The heat that has punished Los Angeles this week did what dangerous heat so often does here: it set the stage for fire. On Wednesday afternoon, a brush fire broke out on a hillside in the Eagle Rock area, in the city's northeast, damaging at least one home before firefighters halted its advance.
What happened
The fire ignited in the kind of steep, brushy terrain that defines much of Eagle Rock's hillsides, where homes sit close to dry vegetation. Los Angeles Fire Department crews mounted a combined attack, defending structures on the ground while water-dropping aircraft worked the slope from above, and stopped the fire's forward spread while it was still small. At least one residence was damaged in the blaze; no injuries were reported.
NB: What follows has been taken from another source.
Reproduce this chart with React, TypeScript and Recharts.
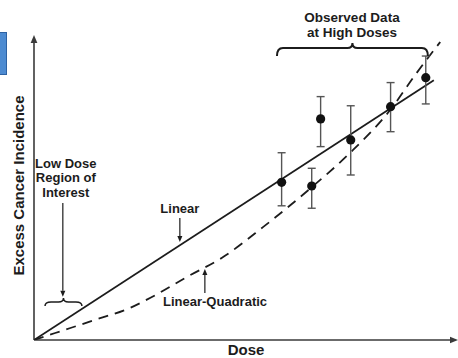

Details on the exact size of the burn and the cause were still being sorted out as crews mopped up.
Why the heat matters
The fire came at the peak of an extreme heat wave. Los Angeles County was under an extreme heat warning this week, with inland valleys forecast well into the triple digits. That kind of heat, paired with low humidity and brush left bone-dry by summer, turns a small ignition into a fast-moving threat, and hillside neighborhoods like Eagle Rock, where narrow streets and steep lots complicate both firefighting and escape, are among the most exposed.
A familiar risk
For Angelenos, a brush fire during a heat wave is a familiar and unwelcome pattern. The region's fire season has stretched longer and grown more dangerous in recent years, and even a fire held to a small footprint, as this one was, can cost a family its home in minutes. Fire officials routinely urge residents in the foothills to keep defensible space around their houses, clear dead vegetation from roofs and gutters, and be ready to leave quickly, advice that carries extra weight on days when the temperature climbs and the brush is ready to catch. Crews remained on scene into the evening to guard against flare-ups.